Happy National BDSM Day

Happy belated National BDSM Day to all those Dom’s and Submissives. I’ve shared that I tend to lean towards being a submissive. It’s not just a decision based off the pain and pleasure concept. It’s a relationship based off ultimate trust and respect. Giving a Dom the permission to discipline you in the way they see fit. Being able to take the punishments. Pushing yourself to open up and explore those dark corners of your soul. Craving to see the beast that can be unleashed in your Dom. Connecting with a Dom is on such a different level then you might connect with a normal boyfriend or girlfriend.

The Dom I had was an amazing individual. He pushed me to see just how powerful I was. It truly was me who had the control in our relationship though. It was me who could stop the experience with my safe word. Being bratty when I felt was justified to do so. Letting myself go and except that I enjoy and craved being submissive. I feel very lucky that I had the Dom I did. He was masterful and commanding. I was his and his only. He owned me and I absolutely loved it. He had a strong hand, but then a gentle touch once our intense encounters ended. He made me feel special in a way that words cannot explain. It’s a unique set of emotions that is so different than you might feel in a normal relationship.

We had a closeness that I can not explain. I believe those who live in the BDSM world and are true Dom’s and Submissives know what I’m talking about. Yes, this is a kink that is not for the faint hearted. You are engaging in a relationship that you know requires complete consent to getting it ruff. Getting orgasms not necessarily from penetration, but from the sheer intensity you are pushing yourself to handle.

The obedience I was taught by my Dom, I have used in my so called “vanilla” life.
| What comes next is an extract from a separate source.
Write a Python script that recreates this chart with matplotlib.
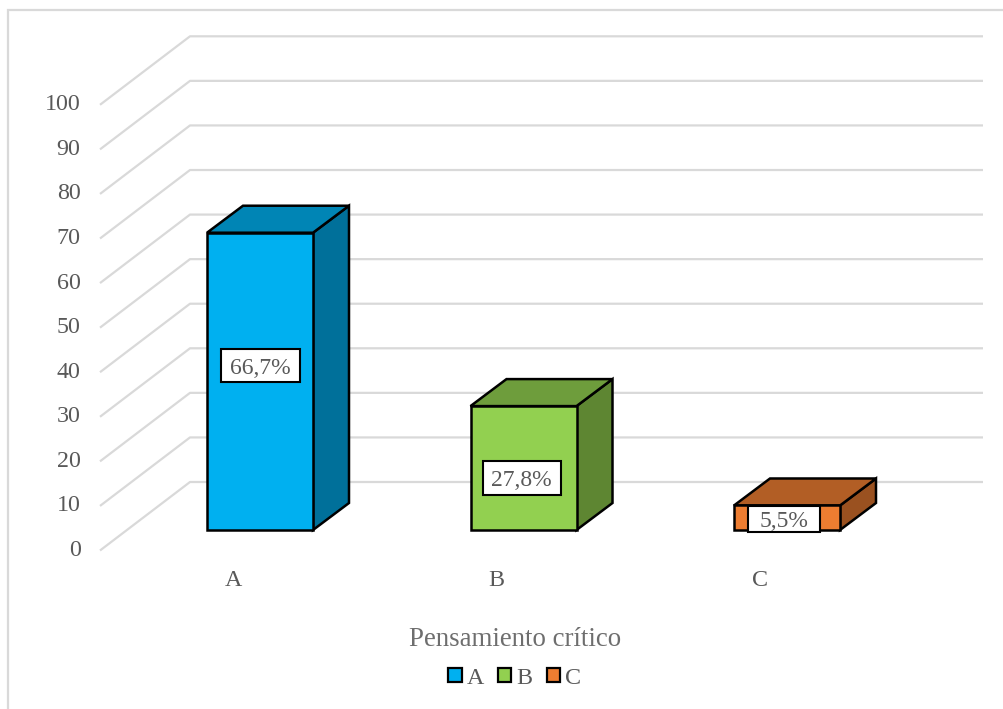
import numpy as np
import matplotlib
matplotlib.use('Agg')
import matplotlib.pyplot as plt
from matplotlib.patches import Polygon, Patch, Rectangle
from matplotlib.lines import Line2D
from matplotlib.transforms import ScaledTranslation

categories = ['A', 'B', 'C']
values = [66.7, 27.8, 5.5]
value_labels = ['66,7%', '27,8%', '5,5%']
y_ticks = [0, 10, 20, 30, 40, 50, 60, 70, 80, 90, 100]
x_title = 'Pensamiento crítico'

front_cols = ['#00B0F0', '#92D050', '#ED7D31']
top_cols = ['#0085B5', '#6E9D3C', '#B25E25']
side_cols = ['#00709A', '#5E8632', '#9A5120']

plt.rcParams['font.family'] = ['Liberation Serif', 'DejaVu Serif']
text_col = '#595959'
grid_col = '#D9D9D9'

fig = plt.figure(figsize=(10.04, 7.09), dpi=100)
ax = fig.add_axes([100/1004, 1-550.5/709, 883/1004, 514.5/709])
ax.set_xlim(-160/263.5, 723/263.5)
ax.set_ylim(0, 514.5/4.457)
for s in ax.spines.values():
    s.set_visible(False)

# size of the fake 3d, in data units
wall_dx = 90/263.5
wall_dy = 68.5/4.457
bar_w = 106/263.5
bar_dx = 36/263.5
bar_dy = 27/4.457
floor = 20.5/4.457

x_left, x_right = ax.get_xlim()
for v in y_ticks:
    ax.plot([x_left, x_left+wall_dx, x_right], [v, v+wall_dy, v+wall_dy],
            color=grid_col, lw=1.6, zorder=1, clip_on=False, solid_capstyle='butt')

# label boxes: height as a share of the bar, x shift and box size in pixels
label_frac = [0.552, 0.42, 0.45]
label_dx = [0, -2, -3]
box_w = [79, 78, 72]
box_h = [33, 34, 26]

for i, v in enumerate(values):
    x0 = i - bar_w/2
    x1 = i + bar_w/2
    y0 = floor
    y1 = floor + v
    front = [(x0, y0), (x1, y0), (x1, y1), (x0, y1)]
    top = [(x0, y1), (x1, y1), (x1+bar_dx, y1+bar_dy), (x0+bar_dx, y1+bar_dy)]
    side = [(x1, y0), (x1+bar_dx, y0+bar_dy), (x1+bar_dx, y1+bar_dy), (x1, y1)]
    for pts, c in zip([side, top, front], [side_cols[i], top_cols[i], front_cols[i]]):
        ax.add_patch(Polygon(pts, closed=True, fc=c, ec='black', lw=1.8,
                             joinstyle='miter', zorder=3))
    cx = i + label_dx[i]/263.5
    cy = floor + v*label_frac[i]
    w = box_w[i]/263.5
    h = box_h[i]/4.457
    ax.add_patch(Rectangle((cx-w/2, cy-h/2), w, h, fc='white', ec='black', lw=1.5, zorder=4))
    ax.text(cx, cy, value_labels[i], ha='center', va='center_baseline', fontsize=17,
            color=text_col, zorder=5)

ax.set_yticks(y_ticks)
ax.set_yticklabels([str(t) for t in y_ticks])
ax.set_xticks(np.arange(len(categories)) - 27/263.5)
ax.set_xticklabels(categories)
ax.tick_params(axis='y', length=0, pad=14, labelsize=17.3, labelcolor=text_col)
ax.tick_params(axis='x', length=0, pad=14, labelsize=17.3, labelcolor=text_col)
# excel puts the value labels a bit above the line ends
shift = ScaledTranslation(0, 2.5/100, fig.dpi_scale_trans)
for lab in ax.get_yticklabels():
    lab.set_transform(lab.get_transform() + shift)

ax.set_xlabel(x_title, fontsize=19.4, color='#6E6E6E')
ax.xaxis.set_label_coords((515.5-100)/883, -(639-550.5)/514.5, transform=ax.transAxes)
ax.xaxis.label.set_verticalalignment('center')

handles = [Patch(fc=c, ec='black', lw=1.6) for c in front_cols]
fig.legend(handles, categories, loc='center', bbox_to_anchor=(514.5/1004, 1-678/709),
           ncol=3, frameon=False, fontsize=17.3, labelcolor=text_col,
           handlelength=0.55, handleheight=0.55, handletextpad=0.2, columnspacing=0.6,
           borderpad=0, borderaxespad=0)

# chart area border, only left and top show
fig.add_artist(Line2D([8/1004, 8/1004, 1], [0, 1-10/709, 1-10/709],
                      color=grid_col, lw=1.6, solid_joinstyle='miter'))

fig.savefig('out.png', dpi=100)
So, to the Dom I once had…. Thank you. You made be comfortable to admit I love being submissive, and even though I enjoy the submissive roll, this does not at all mean that I’m a weak woman. I might be a kitten when kneeling in front of my Dom, but I’m a lioness in my non BDSM lifestyle. My Dom has retired from the BDSM lifestyle, and we don’t engage with each other anymore. We are still very close friends and I’m still his “Kitten” that he can collar and make purr.